Insofern ist das Programm von GS 44 im Folgenden mit dem Traktat aktueller theologischer Anthropologie zu kontrastieren. Dies liegt auch insofern nah, als ja die ganze Pastoralkonstitution selbst anthropologisch aufgehängt ist (vgl. nur Nr. 3, 45 f, 91). Zum anderen kann auch die Milieutheorie als Ethnologie betrachtet werden, die wiederum eine Unterwissenschaft der Kulturanthropologie darstellt.

Das Ziel des folgenden Kapitels ist damit dreifach: Die theologische Dignität einer pastoralsoziologischen Aufnahme der Milieuforschung soll weiter begründet werden; der als unhintergehbar ausgewiesene Übergang integraler zu pluraler theologischer Argumentation wird weiter plausibilisiert; und die Notwendigkeit soziologischen Differenzierungsdenkens (Anthropologie als Ethnologie) soll aufscheinen. Um das Ergebnis vorwegzunehmen: Es wird sich zeigen, dass wichtige gegenwärtige Ansätze theologischer Anthropologie zwar dahin drängen, den Menschen als jemanden zu zeigen, der in den Gesten seiner freiheitlichen Lebensführung Signale sendet, die über seine reine Daseinsbewältigung hinausweisen und daher transzendent zu deuten sind.
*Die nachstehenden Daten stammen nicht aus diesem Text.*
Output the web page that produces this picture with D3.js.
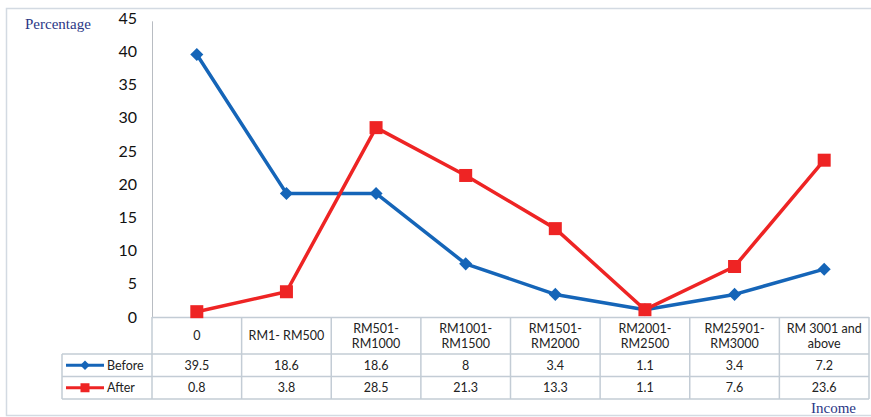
<!DOCTYPE html>
<html>
<head>
<meta charset="utf-8">
<script src="https://cdn.jsdelivr.net/npm/d3@7"></script>
<style>
  body { margin: 0; background: #fff; }
  svg { display: block; }
</style>
</head>
<body>
<div id="chart-area"></div>
<script>
const categories = ["0", "RM1- RM500", "RM501-\nRM1000", "RM1001-\nRM1500", "RM1501-\nRM2000", "RM2001-\nRM2500", "RM25901-\nRM3000", "RM 3001 and\nabove"]
const before = [39.5, 18.6, 18.6, 8, 3.4, 1.1, 3.4, 7.2]
const after = [0.8, 3.8, 28.5, 21.3, 13.3, 1.1, 7.6, 23.6]
const yTicks = [0, 5, 10, 15, 20, 25, 30, 35, 40, 45]

const series = [
  { name: "Before", values: before, color: "#1565b8", marker: "diamond" },
  { name: "After", values: after, color: "#ee2424", marker: "square" }
]

const W = 871, H = 417
const PLOT = { LEFT: 152, RIGHT: 869, TOP: 18, BOTTOM: 317 }
const ROW_CAT = 37, ROW = 22.5
const LEGEND_LEFT = 62
const FONT = "Lato, 'Open Sans', sans-serif"
const SERIF = "'Liberation Serif', 'DejaVu Serif', serif"

const svg = d3.select("#chart-area")
  .append("svg")
  .attr("width", W)
  .attr("height", H)

// outer frame
svg.append("rect")
  .attr("x", 6.5).attr("y", 8.5)
  .attr("width", W).attr("height", 407)
  .attr("fill", "none")
  .attr("stroke", "#d3dae2")
  .attr("stroke-width", 1.5)

const x = d3.scaleBand()
  .domain(categories)
  .range([PLOT.LEFT, PLOT.RIGHT])

const y = d3.scaleLinear()
  .domain([0, 45])
  .range([PLOT.BOTTOM, PLOT.TOP])

// y axis
const yAxis = d3.axisLeft(y).tickValues(yTicks).tickSize(0).tickPadding(15)
const yAxisGroup = svg.append("g")
  .attr("transform", `translate(${PLOT.LEFT},0)`)
  .call(yAxis)
yAxisGroup.select(".domain").remove()
yAxisGroup.selectAll("text")
  .attr("font-family", FONT)
  .attr("font-size", 16)
  .attr("fill", "#111")

svg.append("line")
  .attr("x1", PLOT.LEFT + 0.5).attr("x2", PLOT.LEFT + 0.5)
  .attr("y1", y(44.5)).attr("y2", PLOT.BOTTOM)
  .attr("stroke", "#b8bcc2")

svg.append("text")
  .attr("x", 25).attr("y", 29)
  .attr("font-family", SERIF)
  .attr("font-size", 15)
  .attr("fill", "#2b3786")
  .text("Percentage")

svg.append("text")
  .attr("x", 856).attr("y", 413)
  .attr("text-anchor", "end")
  .attr("font-family", SERIF)
  .attr("font-size", 15)
  .attr("fill", "#2b3786")
  .text("Income")

// data table
const table = svg.append("g")
const gridColor = "#c3ccd5"
const catBottom = PLOT.BOTTOM + ROW_CAT
const tableBottom = catBottom + ROW * series.length

// horizontal lines
table.append("line")
  .attr("x1", PLOT.LEFT).attr("x2", PLOT.RIGHT)
  .attr("y1", PLOT.BOTTOM + 0.5).attr("y2", PLOT.BOTTOM + 0.5)
  .attr("stroke", gridColor).attr("stroke-width", 1.5)
d3.range(series.length + 1).forEach(i => {
  const yy = catBottom + i * ROW
  table.append("line")
    .attr("x1", LEGEND_LEFT).attr("x2", PLOT.RIGHT)
    .attr("y1", yy).attr("y2", yy)
    .attr("stroke", gridColor).attr("stroke-width", 1.5)
})
// vertical lines
table.selectAll(".vline")
  .data(categories.concat(["end"]))
  .enter()
  .append("line")
  .attr("x1", (d, i) => PLOT.LEFT + i * x.bandwidth())
  .attr("x2", (d, i) => PLOT.LEFT + i * x.bandwidth())
  .attr("y1", PLOT.BOTTOM)
  .attr("y2", tableBottom)
  .attr("stroke", gridColor).attr("stroke-width", 1.5)
table.append("line")
  .attr("x1", LEGEND_LEFT).attr("x2", LEGEND_LEFT)
  .attr("y1", catBottom).attr("y2", tableBottom)
  .attr("stroke", gridColor).attr("stroke-width", 1.5)

// category labels
categories.forEach(c => {
  const lines = c.split("\n")
  const t = table.append("text")
    .attr("text-anchor", "middle")
    .attr("font-family", FONT)
    .attr("font-size", 12.5)
    .attr("fill", "#222")
  const cy = PLOT.BOTTOM + ROW_CAT / 2
  lines.forEach((l, i) => {
    t.append("tspan")
      .attr("x", x(c) + x.bandwidth() / 2)
      .attr("y", cy + 4.5 + (i - (lines.length - 1) / 2) * 15)
      .text(l)
  })
})

function marker(g, type, cx, cy, color, size) {
  if (type === "diamond") {
    g.append("path")
      .attr("d", d3.symbol(d3.symbolDiamond2, size * size * 0.9)())
      .attr("transform", `translate(${cx},${cy})`)
      .attr("fill", color)
  } else {
    g.append("rect")
      .attr("x", cx - size / 2).attr("y", cy - size / 2)
      .attr("width", size).attr("height", size)
      .attr("fill", color)
  }
}

// value rows
series.forEach((s, si) => {
  const rowY = catBottom + si * ROW + ROW / 2
  table.append("line")
    .attr("x1", 66).attr("x2", 104)
    .attr("y1", rowY).attr("y2", rowY)
    .attr("stroke", s.color).attr("stroke-width", 3)
  marker(table, s.marker, 85, rowY, s.color, s.marker === "diamond" ? 8 : 9)
  table.append("text")
    .attr("x", 107).attr("y", rowY + 4.5)
    .attr("font-family", FONT).attr("font-size", 12.5).attr("fill", "#222")
    .text(s.name)
  s.values.forEach((v, i) => {
    table.append("text")
      .attr("x", x(categories[i]) + x.bandwidth() / 2)
      .attr("y", rowY + 4.5)
      .attr("text-anchor", "middle")
      .attr("font-family", FONT).attr("font-size", 12.5).attr("fill", "#222")
      .text(v)
  })
})

// lines
const line = d3.line()
  .x((d, i) => x(categories[i]) + x.bandwidth() / 2)
  .y(d => y(d))

series.forEach(s => {
  const g = svg.append("g")
  g.append("path")
    .datum(s.values)
    .attr("d", line)
    .attr("fill", "none")
    .attr("stroke", s.color)
    .attr("stroke-width", 3.5)
    .attr("stroke-linejoin", "round")
  s.values.forEach((v, i) => {
    marker(g, s.marker, x(categories[i]) + x.bandwidth() / 2, y(v), s.color, s.marker === "diamond" ? 11 : 13)
  })
})
</script>
</body>
</html>
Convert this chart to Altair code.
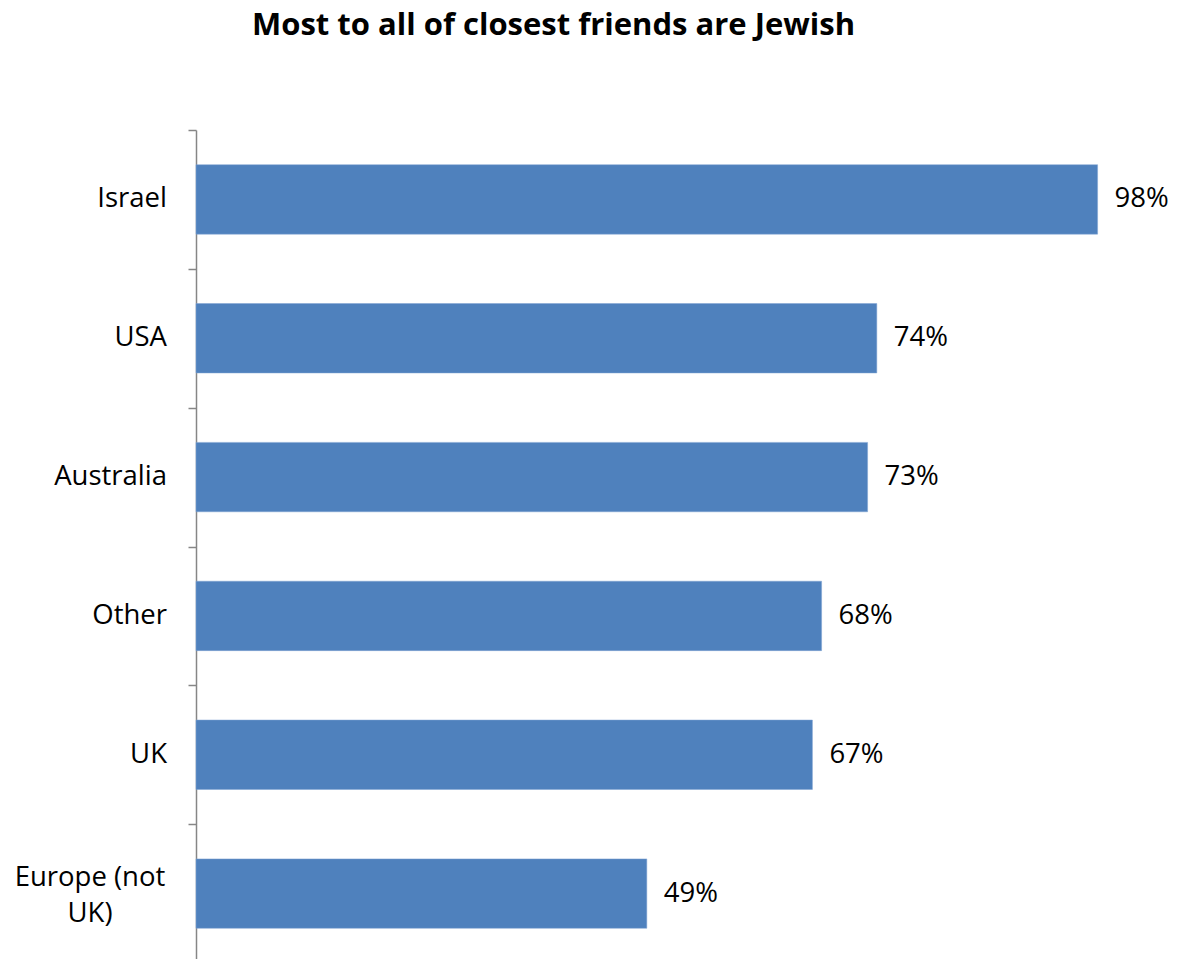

Trotzdem verbleiben die meisten Theologien weiter bei der These eben ‚des Menschen‘, also einer integralen Perspektive, die die Differenz der realen ‚Leute‘, ‚Leben‘ und ‚Kulturen‘ gerne auf eine essentialistische Folie bringen. Dies führt dazu, dass man im Wesentlichen, Allgemeinen, Prinzipiellen stehenbleibt – wodurch unklar wird, wie der reale Beitrag wechselseitiger kultureller Kommunikation zur ‚angepassten Predigt‘ aussieht. Es ist ja hilfreich zu hören, dass ‚der Mensch‘ in seinen Alltagsgesten seine auch religiös bestimmbare ‚Freiheitssehnsucht‘ ausdrückt. Aber wie genau macht er das? Welcher Mensch, welche Freiheit? Und welche Signale? An wen? All dies wäre im Sinne von GS 44 wichtig zu wissen; es bleibt aber unbestimmt, denn die Antworten auf diese Fragen kann kirchliche Erkenntnis nicht aus sich heraus – also aus Schrift, Tradition, Lehramt usw. – generieren. Soll theologisch-anthropologisches Sprechen nicht im Ungefähren stehenbleiben, benötigt es eine doppelte Hilfe: Sie muss sich konsequent auf die Standards pluraler, das heißt kontingenter Wissenschaft einlassen; und sie muss neugierig sein auf spezifisch empirische Forschungsdesigns und ihre Ergebnisse.

65 Eine ausführliche Bestimmung heutiger (hoffentlich) theologieproduktiver ‚Zeichen der Zeit‘ bietet Hünermann 2006a.

66 Dies ist bei Rahner sehr klar auf den Punkt gebracht. Wer seine hier bereits zitierten Aufsätze liest, bemerkt, dass Rahner die neue Situation der Theologie nach dem Konzil als genuin erkenntnistheoretische Anstrengung präzisiert. Auch Rahners Widerstand im Entstehungsprozess von Gaudium et spes war über weite Strecken von speziell erkenntnistheoretischer Skepsis geprägt; vgl. oben Anm. 19.

67 Dazu Hünermann 2006b; ein Text, der die Neuheit der Konzilstheologie des Vatikanum II gegenüber der des Vatikanum I gerade wegen der akzeptierten radikalen Vergeschichtlichung des Glaubens aufzeigt: Theologie wird zur ‚interpretatio temporis‘ und verbleibt damit im Raum der immer zweideutigen kulturellen Zeichen.